Nursing moms love that you can pump, store, and feed all from the same liner – without having to transfer the milk – by using the pump adapter that comes with the breast milk storage kit.

This is a good choice if you’re not sure if you want to FF or BF and especially if you are FF’ing and don’t have a dishwasher.

*Don’t ignore the fact that you will have to buy lots and lots of bottle liners for these bottles, which is a pain. If you run out in the middle of the night… eek.


Nipples

For your bottles, that is…

Each brand of bottle has several nipples to choose from. The nipple controls how fast the milk flows from the bottle.

Bottle Nipple Sizing

  • For a newborn, start with a Stage 1 or a slow flow nipple (months 0-3)
  • From there, you’ll graduate to a Stage 2 (around 3 months)
  • Then Stage 3

Paraphernalia

Bottle Brush

Along with bottles, you’ll need a bottle brush. I dig the OXO Tot Bottle Brush and the Dr. Brown’s because they stand on their own next to the sink. You can use regular dish soap to wash your bottles and nipples or you can put them in the dishwasher.

no, cupcake, ^this is not a toilet boil cleaner

Bottle Dishwasher Rack

Speaking of the dishwasher… a dishwasher rack can be a huge help. We like the OXO Tot Dishwasher Basket ($9). You can throw all your bottles parts and accessories in there and rest assured they won’t fall through to the bottom rack or base of the dishwasher and get ruined.

*Bonus! These also come in super-handy for breast pump parts and pieces, sippy cup tops and straws, as well as various other kitchen odds and ends, like reusable k-cup filters… and wine stoppers from your wine saver .

Bottle Drying Rack

If you are formula-feeding or plan on bottle-feeding frequently, you may want to purchase a bottle drying rack. Any rack will do, but parents love the Grass Drying “Rack” from Boon.

GRASS Drying Rack from Boon

Bottle Warmer

Another item you’ve probably heard a lot about is a bottle warmer. Yes, it’s true that babies prefer warm milk to cold. In fact, my babies wouldn’t drink milk if it wasn’t warm, but be aware that many bottle warmers are notorious for not warming the bottle enough. If you plan on buying one, I suggest either the Dr. Brown’s Bottle Warmer or the Kiinde bottle warmer.
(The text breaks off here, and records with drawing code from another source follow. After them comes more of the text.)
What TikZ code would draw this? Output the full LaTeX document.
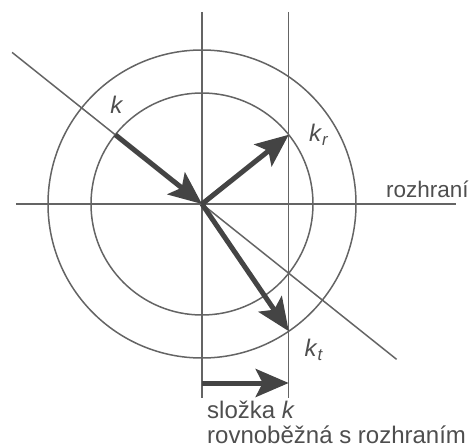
\documentclass[tikz,border=0pt]{standalone}
\usepackage{fontspec}
\setmainfont{Liberation Sans}
\usetikzlibrary{arrows.meta,calc,positioning}

\definecolor{linegray}{RGB}{100,100,100}
\definecolor{vecgray}{RGB}{68,68,68}
\definecolor{txtgray}{RGB}{78,78,78}

\begin{document}
\begin{tikzpicture}[x=1pt,y=1pt,
  thin line/.style={draw=linegray,line width=1.5pt},
  vec/.style={draw=vecgray,line width=5pt,
    -{Stealth[length=33pt,width=28pt,inset=7pt,fill=vecgray]}},
  lbl/.style={text=txtgray,inner sep=0pt,font=\fontsize{24}{24}\selectfont}]
  \useasboundingbox (-202,-243) rectangle (268,204);
  % centre, circles, interface
  \coordinate (O) at (0,0);
  \draw[thin line] (O) circle (111);
  \draw[thin line] (O) circle (154);
  \coordinate (L) at (-186,0);
  \coordinate (R) at (254,0);
  \draw[thin line] (L)--(R);
  % normal and the line through k_r, k_t
  \coordinate (N1) at (0,192);
  \coordinate (N2) at (0,-194);
  \coordinate (P1) at (86.7,192);
  \coordinate (P2) at (86.7,-194);
  \draw[thin line] (N1)--(N2);
  \draw[thin line] (P1)--(P2);
  % incident direction
  \coordinate (I1) at (141.4:243);
  \coordinate (I2) at (-38.6:249);
  \draw[thin line] (I1)--(I2);
  % wave vectors
  \coordinate (Kin) at (141.4:111);
  \coordinate (Kr) at (38.6:111);
  \coordinate (Kt) at (-55.7:154);
  \draw[vec] (Kin)--(O);
  \draw[vec] (O)--(Kr);
  \draw[vec] (O)--(Kt);
  % parallel component
  \coordinate (C1) at (0,-179);
  \coordinate (C2) at (86.7,-179);
  \draw[vec] (C1)--(C2);
  % labels
  \node[lbl] (k) at (-85,99) {\textit{k}};
  \node[lbl] (kr) at (117,69) {\textit{k}\textsubscript{\textit{r}}};
  \node[lbl] (kt) at (112,-146) {\textit{k}\textsubscript{\textit{t}}};
  \node[lbl,anchor=base west,font=\fontsize{22.5}{22.5}\selectfont] (rozhrani) at (184,7) {rozhraní};
  \node[lbl,anchor=base west] (slozka) at (5,-214) {složka \textit{k}};
  \node[lbl,anchor=base west] (rovnob) at (5,-239) {rovnoběžná s rozhraním};
\end{tikzpicture}
\end{document}
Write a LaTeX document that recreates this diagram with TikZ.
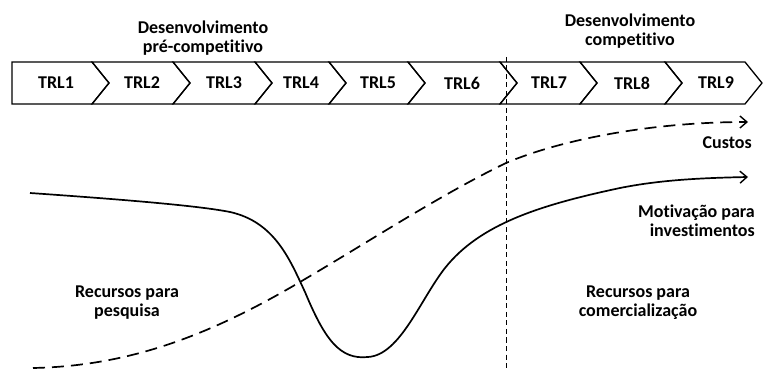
\documentclass[tikz,border=0pt]{standalone}
\usepackage{fontspec}
\setmainfont[RawFeature=-liga]{Carlito}
\usetikzlibrary{arrows.meta}
\begin{document}
\begin{tikzpicture}[x=1pt,y=-1pt,
  lbl/.style={font=\fontsize{18}{19}\selectfont\bfseries, inner sep=0pt, align=center},
  trl/.style={font=\fontsize{18}{19}\selectfont\bfseries, inner sep=0pt},
  chev/.style={draw=black, line width=1.3pt, line join=miter},
  curve/.style={line width=1.7pt, -{Straight Barb[length=7pt,width=12pt,line width=1.4pt]}},
  dcurve/.style={curve, dash pattern=on 12pt off 7pt},
  divider/.style={line width=0.9pt, dash pattern=on 5pt off 3.5pt}]
\useasboundingbox (0,0) rectangle (763,371);
% chevrons
\def\ytop{62}\def\ybot{104}\def\ymid{83}\def\dd{17}
\draw[chev] (12,\ytop) -- (92,\ytop) -- (92+\dd,\ymid) -- (92,\ybot) -- (12,\ybot) -- cycle;
\foreach \a/\b in {92/173,173/255,255/329,329/408,408/500,500/580,580/665,665/745}{
  \draw[chev] (\a,\ytop) -- (\b,\ytop) -- (\b+\dd,\ymid) -- (\b,\ybot) -- (\a,\ybot) -- (\a+\dd,\ymid) -- cycle;
}
\foreach \x/\t in {56/TRL1,142/TRL2,224/TRL3,301/TRL4,378/TRL5,462/TRL6,549/TRL7,632/TRL8,716/TRL9}{
  \node[trl] (\t) at (\x,\ymid) {\t};
}
% headings
\node[lbl] (pre) at (203,38) {Desenvolvimento\\pré-competitivo};
\node[lbl] (comp) at (630,31) {Desenvolvimento\\competitivo};
% divider
\coordinate (dtop) at (506,57);
\coordinate (dbot) at (506,371);
\draw[divider] (dtop) -- (dbot);
% curves
\coordinate (s0) at (30,193);
\coordinate (s1) at (748,177);
\draw[curve] (s0) .. controls (130,200) and (200,206) .. (230,212)
  .. controls (275,222) and (290,260) .. (305,292)
  .. controls (325,340) and (340,360) .. (368,357)
  .. controls (400,355) and (420,300) .. (445,268)
  .. controls (480,224) and (540,205) .. (620,188)
  .. controls (660,180) and (700,178) .. (s1);
\coordinate (d0) at (33,368);
\coordinate (d1) at (748,122);
\draw[dcurve] (d0) .. controls (130,366) and (210,335) .. (300,282)
  .. controls (370,241) and (440,195) .. (506,163)
  .. controls (560,140) and (650,122) .. (d1);
% labels
\node[lbl, anchor=east] (custos) at (752,143) {Custos};
\node[lbl, anchor=east, align=right] (motiv) at (755,221) {Motivação para\\investimentos};
\node[lbl] (rcom) at (638,303) {Recursos para\\comercialização};
\node[lbl] (rpes) at (127,303) {Recursos para\\pesquisa};
\end{tikzpicture}
\end{document}
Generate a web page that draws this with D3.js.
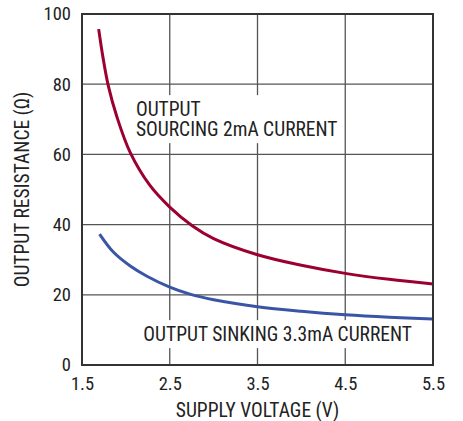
<!DOCTYPE html>
<html>
<head>
<meta charset="utf-8">
<script src="https://cdn.jsdelivr.net/npm/d3@7"></script>
<style>
  body { margin: 0; background: #fff; }
  text { font-family: "Liberation Sans Narrow", "Roboto Condensed", "Liberation Sans", sans-serif; fill: #222; }
</style>
</head>
<body>
<div id="chart"></div>
<script>
// Output resistance vs supply voltage

const xTicks = [1.5, 2.5, 3.5, 4.5, 5.5];
const yTicks = [0, 20, 40, 60, 80, 100];

const sourcingV = [1.69, 1.74, 1.8, 1.9, 2.05, 2.27, 2.5, 2.76, 3.0, 3.5, 4.0, 4.5, 5.0, 5.5];
const sourcingR = [95.7, 87.5, 79.5, 70.5, 60.5, 51.3, 45, 39.6, 36, 31.4, 28.4, 26.1, 24.4, 23.1];

const sinkingV = [1.7, 1.86, 2.05, 2.24, 2.5, 2.73, 3.0, 3.5, 4.0, 4.5, 5.0, 5.5];
const sinkingR = [37.3, 32.1, 28.2, 25.3, 22.2, 20.2, 18.6, 16.6, 15.3, 14.3, 13.6, 13.1];

const labels = [
  { lines: ["OUTPUT", "SOURCING 2mA CURRENT"], v: 2.115, r: 70.9 },
  { lines: ["OUTPUT SINKING 3.3mA CURRENT"], v: 2.199, r: 6.8 },
];

const W = 463, H = 421;
const margin = { top: 14, right: 30, bottom: 56, left: 82 };
const width = W - margin.left - margin.right;
const height = H - margin.top - margin.bottom;

const x = d3.scaleLinear().domain([1.5, 5.5]).range([0, width]);
const y = d3.scaleLinear().domain([0, 100]).range([height, 0]);

const svg = d3
  .select("#chart")
  .append("svg")
  .attr("width", W)
  .attr("height", H);

const g = svg
  .append("g")
  .attr("transform", `translate(${margin.left},${margin.top})`);

// Grid
g.append("g")
  .selectAll("line")
  .data(xTicks.slice(1, -1))
  .join("line")
  .attr("x1", (d) => x(d))
  .attr("x2", (d) => x(d))
  .attr("y1", 0)
  .attr("y2", height)
  .attr("stroke", "#555")
  .attr("stroke-width", 1.3);

g.append("g")
  .selectAll("line")
  .data(yTicks.slice(1, -1))
  .join("line")
  .attr("x1", 0)
  .attr("x2", width)
  .attr("y1", (d) => y(d))
  .attr("y2", (d) => y(d))
  .attr("stroke", "#555")
  .attr("stroke-width", 1.3);

// Labels with white boxes over the grid
labels.forEach((lb) => {
  const lg = g.append("g");
  const t = lg
    .append("text")
    .attr("x", x(lb.v))
    .attr("y", y(lb.r))
    .style("font-size", "19.5px");
  lb.lines.forEach((s, i) => {
    t.append("tspan")
      .attr("x", x(lb.v))
      .attr("dy", i === 0 ? 0 : 20)
      .text(s);
  });
  const bb = t.node().getBBox();
  lg.insert("rect", "text")
    .attr("x", bb.x - 4)
    .attr("y", bb.y - 3)
    .attr("width", bb.width + 8)
    .attr("height", bb.height + 5)
    .attr("fill", "#fff");
});

// Curves
const line = d3
  .line()
  .x((d) => x(d[0]))
  .y((d) => y(d[1]))
  .curve(d3.curveCatmullRom.alpha(0.5));

g.append("path")
  .datum(sourcingV.map((v, i) => [v, sourcingR[i]]))
  .attr("d", line)
  .attr("fill", "none")
  .attr("stroke", "#9b0030")
  .attr("stroke-width", 3);

g.append("path")
  .datum(sinkingV.map((v, i) => [v, sinkingR[i]]))
  .attr("d", line)
  .attr("fill", "none")
  .attr("stroke", "#3a55a6")
  .attr("stroke-width", 3);

// Frame
g.append("rect")
  .attr("width", width)
  .attr("height", height)
  .attr("fill", "none")
  .attr("stroke", "#333")
  .attr("stroke-width", 2);

// Axes
const xAxis = g
  .append("g")
  .attr("transform", `translate(0,${height})`)
  .call(d3.axisBottom(x).tickValues(xTicks).tickSize(0).tickPadding(12).tickFormat(d3.format(".1f")));
xAxis.select(".domain").remove();
xAxis.selectAll("text").style("font-size", "18.5px").attr("fill", "#222");

const yAxis = g
  .append("g")
  .call(d3.axisLeft(y).tickValues(yTicks).tickSize(0).tickPadding(11));
yAxis.select(".domain").remove();
yAxis.selectAll("text").style("font-size", "18.5px").attr("fill", "#222");

// Axis titles
g.append("text")
  .attr("x", width / 2)
  .attr("y", height + 52)
  .attr("text-anchor", "middle")
  .style("font-size", "19.5px")
  .text("SUPPLY VOLTAGE (V)");

g.append("text")
  .attr("transform", "rotate(-90)")
  .attr("x", -height / 2)
  .attr("y", -53)
  .attr("text-anchor", "middle")
  .style("font-size", "19.5px")
  .text("OUTPUT RESISTANCE (Ω)");
</script>
</body>
</html>
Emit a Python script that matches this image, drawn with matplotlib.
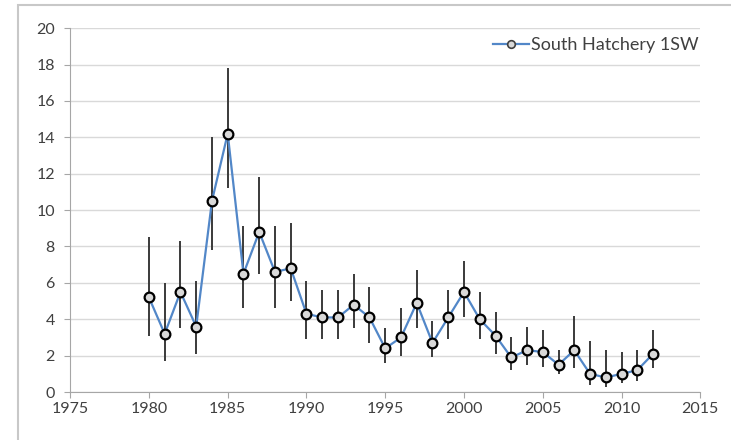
import numpy as np
import matplotlib.pyplot as plt
from matplotlib.patches import Rectangle
from matplotlib.lines import Line2D

# Data
years = list(range(1980, 2013))
values = [5.2, 3.2, 5.5, 3.6, 10.5, 14.2, 6.5, 8.8, 6.6, 6.8,
          4.3, 4.1, 4.1, 4.8, 4.1, 2.4, 3.0, 4.9, 2.7, 4.1,
          5.5, 4.0, 3.1, 1.9, 2.3, 2.2, 1.5, 2.3, 1.0, 0.8,
          1.0, 1.2, 2.1]
lower = [3.1, 1.7, 3.5, 2.1, 7.8, 11.2, 4.6, 6.5, 4.6, 5.0,
         2.9, 2.9, 2.9, 3.5, 2.7, 1.6, 2.0, 3.5, 1.9, 2.9,
         4.1, 2.9, 2.1, 1.2, 1.5, 1.4, 1.0, 1.3, 0.4, 0.3,
         0.5, 0.6, 1.3]
upper = [8.5, 6.0, 8.3, 6.1, 14.0, 17.8, 9.1, 11.8, 9.1, 9.3,
         6.1, 5.6, 5.6, 6.5, 5.8, 3.5, 4.6, 6.7, 3.9, 5.6,
         7.2, 5.5, 4.4, 3.0, 3.6, 3.4, 2.3, 4.2, 2.8, 2.3,
         2.2, 2.3, 3.4]
xticks = [1975, 1980, 1985, 1990, 1995, 2000, 2005, 2010, 2015]
yticks = list(range(0, 21, 2))

plt.rcParams['font.family'] = ['Lato', 'DejaVu Sans']

fig = plt.figure(figsize=(7.31, 4.4), dpi=100)
ax = fig.add_axes([0.096, 0.109, 0.862, 0.827])

# light border around the whole chart (right/bottom edges fall outside the image)
fig.patches.append(Rectangle((0.0246, -0.05), 1.1, 1.039, transform=fig.transFigure,
                             fill=False, edgecolor='#c8c8c8', linewidth=1.5))

ax.vlines(years, lower, upper, color='#3a3a3a', linewidth=1.4, zorder=2)
ax.plot(years, values, color='#5287c8', linewidth=1.6, marker='o', markersize=7,
        markerfacecolor='#d9d9d9', markeredgecolor='black', markeredgewidth=1.6,
        zorder=3)

ax.set_xlim(1975, 2015)
ax.set_ylim(0, 20)
ax.set_xticks(xticks)
ax.set_yticks(yticks)
ax.grid(axis='y', color='#d9d9d9', linewidth=1)
ax.set_axisbelow(True)

for s in ['top', 'right']:
    ax.spines[s].set_visible(False)
ax.spines['left'].set_color('#a6a6a6')
ax.spines['bottom'].set_color('#a6a6a6')
ax.tick_params(axis='both', colors='#a6a6a6', labelcolor='#404040', labelsize=11.5,
               length=4, direction='out')
ax.tick_params(axis='y', pad=7)

handle = Line2D([], [], color='#5287c8', linewidth=1.6, marker='o', markersize=5.5,
                markerfacecolor='#d9d9d9', markeredgecolor='#404040', markeredgewidth=1.2)
ax.legend([handle], ['South Hatchery 1SW'], loc='center right', frameon=False,
          fontsize=13, handlelength=2.0, handletextpad=0.1, borderaxespad=0,
          borderpad=0.1, bbox_to_anchor=(1.0, 0.953), labelcolor='#404040')

fig.savefig('out.png', dpi=100)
If you know you’re going to be on-the-go a lot and aren’t sure how to warm your bottles when you’re out, the Tommee Tippee Travel Bottle and Food Warmer is a good choice.

Again, if you plan on bottle-feeding frequently, this may be a worthwhile investment. If not, you can always just warm the bottle the old-fashioned way in hot water from the stove or microwave.

Formula Mixer

Finally, if you are formula-feeding full-time (or nearly full-time), I would highly recommend a formula mixer/heater of some sort.

Yes, you can mix and heat bottles the old-fashioned way, but friends who have purchased formula mixers joke that it changed their lives. The Baby Brezza Formula Pro is the one I recommend; just be sure to CAREFULLY follow the setup instructions, else you could be accidentally watering down his/her bottles.

A cheaper, low-tech option, which requires manual mixing is the beloved Dr. Brown’s Formula Mixing Pitcher. This requires about a minute of manual pumping, but produces a whole pitcher full of formula that can be used for up to 24 hours from the time it was mixed. Many parents (especially parents of multiples) swear by it.

bökee ~$19

This minimalist accessory allows you to prep bottles one-handed (!!) — it’s really quite handy to have around (though it’s by no means necessary). You simply set the bökee up on your counter (it suctions), then you can place your bottle inside, pour, cap, twist, and what have you — all with only one hand. (You can watch this video to see it in action.)

Although it was designed for bottle-prep, you can keep using the bökee for sippy cups down the road, and even for helping toddlers learn to pour their own drinks without knocking over the cup and spilling everywhere (because, #independence). Winner of the 2020 JPMA Innovation Award for best product under $25; use the code LUCIESLIST10 for 10% off your total purchase.


3-day-old Lucie spitting up. Again.

Burp Cloths/Bibs

Some babies are major spitters, meaning they spit up ALL THE TIME and EVERYWHERE. In fact, if you look at any random photo of my girls in the 1st year of their lives, chances are they were spitting up while the picture was taken (proof in picture). They both spit up heavily for a solid 9 or 10 months, so don’t be alarmed by the daily sprayings you may endure.

I kid you not: I had one babysitter quit because she could not handle the amount of spit up from Alice (I couldn’t make this stuff up if I tried).

As long as they aren’t in pain from GER, they are what doctors call “happy spitters” — and there’s not a lot you can (or should) do about it (no, baby Zantac will not fix the spit up itself, you’ll just have to deal with it).

In any case, you’ll want at least some absorbent burp cloths and if you have a serious spitter on your hands, some spit up bibs or cute bandana bibs can help prevent them from soaking their clothes (and yours!) after every feeding. Old school pre-fold cloth diapers (from Gerber) work really well for putting over your shoulder after a feeding.